Routes of Electricity

First Brazilian hydroelectric power plant to generate power for the population was inaugurated 116 years ago

Electricity became available in Brazil for public use almost at the same time as abroad. A set of factors contributed towards this. German engineer Werner Siemens invented the dynamo in 1867, which made the industrial use of electricity possible. The means of transmission of high-voltage electricity over long distances and transformers and alternators had an equally rapid development. These conquests made it possible to create networks to supply public thoroughfares, factories, commerce and residences. Furthermore, the collective acceptance of electricity in the 19th century was swift. Brazil followed this process closely, in good measure thanks to the interest of the Emperor Pedro II, a recognized enthusiast of technological novelties.

The chronology of a few facts shows well this simultaneousness in the use of electricity. In the same year in which the American Thomas Edison invented the electric light bulb, in 1879, the lighting at the Central Station of the Dom Pedro II Railroad (afterwards called Central Railroad of Brazil), in Rio de Janeiro, was inaugurated. If New York was the first city in the world to have public lighting, in 1882, fed by a thermal power plant, right in the following year, the then district of Campos, in Rio de Janeiro, was the first in the country to enjoy the same service, with a steam engine. Also in 1883, a small power plant on the Inferno stream, a tributary of the River Jequitinhonha, in Diamantina, in the state of Minas Gerais , went into operation. The first hydroelectric power plant installed in Brazil, served for some time a mining company.
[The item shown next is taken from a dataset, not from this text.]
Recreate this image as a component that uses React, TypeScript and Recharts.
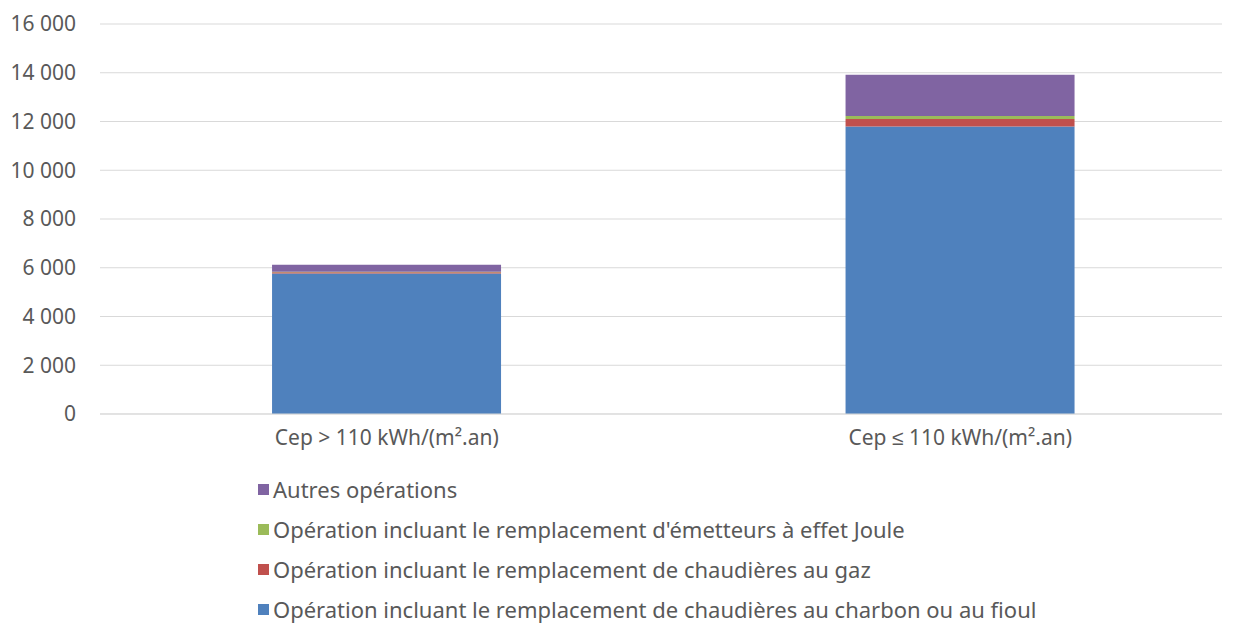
import { Bar, BarChart, CartesianGrid, Legend, XAxis, YAxis } from "recharts";

const categories = ["Cep > 110 kWh/(m².an)", "Cep ≤ 110 kWh/(m².an)"];
const charbonFioul = [5760, 11790];
const chaudieresGaz = [60, 310];
const effetJoule = [20, 125];
const autres = [280, 1695];
const yTicks = [0, 2000, 4000, 6000, 8000, 10000, 12000, 14000, 16000];

const series = [
  { key: "charbon", name: "Opération incluant le remplacement de chaudières au charbon ou au fioul", color: "#4f81bd" },
  { key: "gaz", name: "Opération incluant le remplacement de chaudières au gaz", color: "#c0504d" },
  { key: "joule", name: "Opération incluant le remplacement d'émetteurs à effet Joule", color: "#9bbb59" },
  { key: "autres", name: "Autres opérations", color: "#8064a2" },
];

const data = categories.map((name, i) => ({
  name,
  charbon: charbonFioul[i],
  gaz: chaudieresGaz[i],
  joule: effetJoule[i],
  autres: autres[i],
}));

const FONT = "'Noto Sans', sans-serif";
const SIZE = 21;
const TEXT = "#595959";

// thousands with a space, french style
const fmt = (v: number) => String(v).replace(/\B(?=(\d{3})+(?!\d))/g, " ");

// legend lists series top of stack first, like the original
function LegendList() {
  const items = [...series].reverse();
  return (
    <div style={{ paddingLeft: 258 }}>
      {items.map((s) => (
        <div key={s.key} style={{ display: "flex", alignItems: "center", height: 40, fontFamily: FONT, fontSize: 22, color: TEXT, whiteSpace: "nowrap" }}>
          <span style={{ width: 11, height: 11, background: s.color, display: "inline-block", marginRight: 4 }} />
          <span>{s.name}</span>
        </div>
      ))}
    </div>
  );
}

export default function App() {
  return (
    <div style={{ position: "absolute", left: 0, top: 0, width: 1234, height: 632, background: "#fff" }}>
      <BarChart
        width={1234}
        height={632}
        data={data}
        margin={{ top: 24, right: 12, left: 0, bottom: 0 }}
        barCategoryGap="30%"
      >
        <CartesianGrid vertical={false} stroke="#d9d9d9" />
        <XAxis
          dataKey="name"
          height={36}
          padding={{ left: 0, right: -25 }}
          tickLine={false}
          axisLine={{ stroke: "#d9d9d9" }}
          tickMargin={10}
          tick={{ fill: TEXT, fontFamily: FONT, fontSize: SIZE }}
        />
        <YAxis
          width={100}
          domain={[0, 16000]}
          ticks={yTicks}
          tickFormatter={fmt}
          tickLine={false}
          axisLine={false}
          tickMargin={18}
          tick={{ fill: TEXT, fontFamily: FONT, fontSize: SIZE }}
        />
        <Legend
          verticalAlign="bottom"
          height={182}
          content={LegendList}
          wrapperStyle={{ left: 0, top: 469, width: 1234 }}
        />
        {series.map((s) => (
          <Bar key={s.key} dataKey={s.key} name={s.name} stackId="a" fill={s.color} isAnimationActive={false} />
        ))}
      </BarChart>
    </div>
  );
}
But what is in fact regarded as the first hydroelectric power plant in the country and in Latin America to supply electricity for public lighting, Marmelos-Zero, was installed on the River Paraibuna, at the Marmelos waterfall, in Juiz de For a, also in Minas Gerais. To start with, in 1886, the idea was to have gas lighting. However, industrialist Bernardo Mascarenhas and banker Francisco Batista de Oliveira managed to change the original concession to electrical lighting. For this reason, the Minas Electricity Company was incorporated, run by Mascarenhas, which began to build the power plant in February 1889 and inaugurated it on September 5 of the same year. In the beginning, the operation was carried out with two groups of generators of 125 kilowatts each, comprising two hydraulic turbines, each of which drove two single-phase alternators, at a pressure of 1,000 volts and a frequency of  60 hertz. A hundred and eighty incandescent light bulbs, of 32 filaments, at 50 volts, made up the public lighting system of Juiz de Fora in that year. Two years later, besides the public use, 700 light bulbs were installed for domestic use.

In the following years, a third generator group joined those already at work and made it possible to modernize industry in the whole region, especially the textile industry. In 1896, the Marmelos-Zero power plant was deactivated and other hydroelectric power plants took its place to make better use of the waterfall?s potential. Over a hundred years afterwards, now listed by the Historical Heritage, the power plant’s engine room was restored by the Minas Gerais Energy Company and today houses the Marmelos-Zero Museum, with the Federal University of Juiz de Fora in charge.